George S. Kuh, the Indiana University researcher who is a strong advocate for more focus on student learning outcomes, was not at the ASHE meeting (though he was honored with a lifetime achievement award in absentia on Friday). But via email, he also questioned the researchers’ decision to measure not actual student learning, but classroom techniques that may or may not produce more learning.
“There is little to no evidence that what instructors do is a precursor to what students do or learn,” Kuh said in an email. “That is, how is student behavior affected by the study’s measures of teaching quality? The guiding assumption is that observed measures of — for example — cognitive complexity of readings or lectures somehow spurs greater levels of student complex thinking and behavior. In the absence of evidence of actual student performance … we are left to assume that the measures of teaching quality used in this study really do represent educational quality (i.e., better student performance/more learning, greater proficiency in applying learning and so forth). Probably in some instances, but likely not in others.”

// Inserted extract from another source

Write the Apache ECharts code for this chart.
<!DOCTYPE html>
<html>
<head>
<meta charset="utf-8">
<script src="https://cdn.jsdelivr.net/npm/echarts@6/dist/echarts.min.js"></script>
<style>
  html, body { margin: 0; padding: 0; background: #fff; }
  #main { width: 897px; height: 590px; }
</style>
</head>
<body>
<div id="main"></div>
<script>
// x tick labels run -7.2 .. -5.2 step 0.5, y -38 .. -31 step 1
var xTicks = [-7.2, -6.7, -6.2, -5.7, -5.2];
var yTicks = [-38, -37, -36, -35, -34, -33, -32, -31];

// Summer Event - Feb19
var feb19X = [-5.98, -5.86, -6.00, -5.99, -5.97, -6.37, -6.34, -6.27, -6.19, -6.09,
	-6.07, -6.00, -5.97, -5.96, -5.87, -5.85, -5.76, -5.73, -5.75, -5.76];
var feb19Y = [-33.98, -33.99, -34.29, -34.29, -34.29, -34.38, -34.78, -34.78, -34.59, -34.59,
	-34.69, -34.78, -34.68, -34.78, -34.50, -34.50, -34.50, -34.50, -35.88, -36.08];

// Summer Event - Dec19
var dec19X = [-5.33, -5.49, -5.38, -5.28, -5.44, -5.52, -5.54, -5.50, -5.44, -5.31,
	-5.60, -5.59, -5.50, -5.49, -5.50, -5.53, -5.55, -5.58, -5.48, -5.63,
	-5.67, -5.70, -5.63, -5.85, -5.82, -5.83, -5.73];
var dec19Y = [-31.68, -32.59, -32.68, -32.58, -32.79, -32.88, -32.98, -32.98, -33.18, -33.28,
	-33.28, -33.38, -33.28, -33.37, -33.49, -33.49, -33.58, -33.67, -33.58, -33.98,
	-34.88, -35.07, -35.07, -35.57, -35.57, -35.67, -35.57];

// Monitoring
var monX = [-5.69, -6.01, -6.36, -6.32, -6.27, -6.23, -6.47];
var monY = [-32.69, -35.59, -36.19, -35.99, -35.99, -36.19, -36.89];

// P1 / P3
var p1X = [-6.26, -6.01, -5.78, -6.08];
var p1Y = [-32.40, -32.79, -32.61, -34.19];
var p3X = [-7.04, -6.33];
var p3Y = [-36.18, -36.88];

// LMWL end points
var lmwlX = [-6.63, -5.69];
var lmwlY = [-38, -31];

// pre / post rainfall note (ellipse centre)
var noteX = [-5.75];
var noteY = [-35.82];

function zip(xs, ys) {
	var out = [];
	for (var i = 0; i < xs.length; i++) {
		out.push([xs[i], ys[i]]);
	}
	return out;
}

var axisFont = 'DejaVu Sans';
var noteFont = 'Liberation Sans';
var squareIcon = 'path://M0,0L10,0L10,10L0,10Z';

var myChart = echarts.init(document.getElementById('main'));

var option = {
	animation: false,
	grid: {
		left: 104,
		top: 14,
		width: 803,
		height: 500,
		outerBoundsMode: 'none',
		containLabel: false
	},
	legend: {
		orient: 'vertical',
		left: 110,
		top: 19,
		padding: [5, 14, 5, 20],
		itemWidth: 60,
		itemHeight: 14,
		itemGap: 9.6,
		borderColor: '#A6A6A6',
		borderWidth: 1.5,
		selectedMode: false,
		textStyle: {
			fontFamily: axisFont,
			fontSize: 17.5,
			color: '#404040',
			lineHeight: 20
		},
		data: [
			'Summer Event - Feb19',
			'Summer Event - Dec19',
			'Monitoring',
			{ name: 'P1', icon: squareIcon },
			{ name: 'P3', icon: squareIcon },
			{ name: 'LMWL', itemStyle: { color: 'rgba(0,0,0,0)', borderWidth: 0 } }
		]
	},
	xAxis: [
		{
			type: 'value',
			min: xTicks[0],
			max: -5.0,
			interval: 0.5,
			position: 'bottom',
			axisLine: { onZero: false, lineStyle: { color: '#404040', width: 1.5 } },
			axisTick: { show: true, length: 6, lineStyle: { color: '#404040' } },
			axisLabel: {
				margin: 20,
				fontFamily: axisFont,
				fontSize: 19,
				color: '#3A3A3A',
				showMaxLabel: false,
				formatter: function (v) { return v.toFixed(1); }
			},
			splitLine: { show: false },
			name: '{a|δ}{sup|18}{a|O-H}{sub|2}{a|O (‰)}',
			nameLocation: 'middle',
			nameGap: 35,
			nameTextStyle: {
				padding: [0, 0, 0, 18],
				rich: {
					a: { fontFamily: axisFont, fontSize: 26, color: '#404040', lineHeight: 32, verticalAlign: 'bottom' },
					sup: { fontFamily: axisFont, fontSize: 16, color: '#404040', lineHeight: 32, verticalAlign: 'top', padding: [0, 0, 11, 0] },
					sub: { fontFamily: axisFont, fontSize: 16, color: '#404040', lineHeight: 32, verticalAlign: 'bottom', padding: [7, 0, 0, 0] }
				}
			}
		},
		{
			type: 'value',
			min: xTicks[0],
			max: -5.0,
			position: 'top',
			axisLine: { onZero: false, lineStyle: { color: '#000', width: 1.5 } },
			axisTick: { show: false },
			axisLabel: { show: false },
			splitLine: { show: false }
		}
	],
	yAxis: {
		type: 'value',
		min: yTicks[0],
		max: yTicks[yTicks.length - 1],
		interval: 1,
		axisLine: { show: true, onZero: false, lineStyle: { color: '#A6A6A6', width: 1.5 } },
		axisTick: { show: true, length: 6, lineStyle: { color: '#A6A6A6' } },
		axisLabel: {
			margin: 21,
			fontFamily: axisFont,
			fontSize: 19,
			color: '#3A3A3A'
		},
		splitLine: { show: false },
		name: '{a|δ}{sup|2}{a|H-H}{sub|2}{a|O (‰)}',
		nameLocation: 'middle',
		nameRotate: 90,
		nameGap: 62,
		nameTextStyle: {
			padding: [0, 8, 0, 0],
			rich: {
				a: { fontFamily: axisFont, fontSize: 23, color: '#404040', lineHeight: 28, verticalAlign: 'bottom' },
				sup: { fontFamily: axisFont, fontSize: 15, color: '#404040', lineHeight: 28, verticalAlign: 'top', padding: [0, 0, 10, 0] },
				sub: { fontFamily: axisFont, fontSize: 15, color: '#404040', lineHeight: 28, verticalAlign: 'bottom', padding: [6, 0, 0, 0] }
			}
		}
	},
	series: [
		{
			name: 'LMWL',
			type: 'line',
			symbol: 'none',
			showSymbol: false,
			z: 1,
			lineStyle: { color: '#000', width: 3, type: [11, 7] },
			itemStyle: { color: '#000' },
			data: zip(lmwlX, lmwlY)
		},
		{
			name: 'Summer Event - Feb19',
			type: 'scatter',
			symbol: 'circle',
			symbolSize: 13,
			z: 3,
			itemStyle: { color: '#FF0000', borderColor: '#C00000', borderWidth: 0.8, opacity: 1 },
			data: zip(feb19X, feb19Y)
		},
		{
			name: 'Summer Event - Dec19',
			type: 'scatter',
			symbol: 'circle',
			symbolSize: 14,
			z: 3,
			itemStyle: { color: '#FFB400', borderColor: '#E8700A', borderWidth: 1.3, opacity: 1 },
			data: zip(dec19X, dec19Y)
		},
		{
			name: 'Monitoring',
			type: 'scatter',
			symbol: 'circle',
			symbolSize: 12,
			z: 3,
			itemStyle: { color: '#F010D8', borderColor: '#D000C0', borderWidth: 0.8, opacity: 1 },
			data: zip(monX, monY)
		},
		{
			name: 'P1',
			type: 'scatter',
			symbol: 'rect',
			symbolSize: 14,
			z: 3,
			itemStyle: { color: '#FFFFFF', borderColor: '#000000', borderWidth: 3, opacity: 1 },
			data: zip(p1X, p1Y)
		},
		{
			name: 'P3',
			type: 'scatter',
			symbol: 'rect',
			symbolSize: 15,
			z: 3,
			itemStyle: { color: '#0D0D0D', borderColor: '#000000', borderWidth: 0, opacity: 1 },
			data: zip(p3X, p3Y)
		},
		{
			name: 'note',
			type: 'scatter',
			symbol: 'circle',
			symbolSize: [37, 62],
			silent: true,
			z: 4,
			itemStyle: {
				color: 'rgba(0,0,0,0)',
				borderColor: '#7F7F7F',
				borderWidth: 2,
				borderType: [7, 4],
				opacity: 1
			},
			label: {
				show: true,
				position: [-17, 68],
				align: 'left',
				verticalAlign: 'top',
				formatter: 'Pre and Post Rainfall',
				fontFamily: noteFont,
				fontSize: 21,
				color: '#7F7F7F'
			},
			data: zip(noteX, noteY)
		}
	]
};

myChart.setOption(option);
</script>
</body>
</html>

But Kuh and others who reviewed the research also praised the researchers for their efforts to get inside what one called the “black box” of instruction and learning, and for persuading hundreds of faculty members to let outsiders peer into their classrooms and judge their work. (Not to mention that they convinced three highly selective institutions to participate, albeit anonymously, in a study in which there was arguably nowhere for them to go but down in perception.)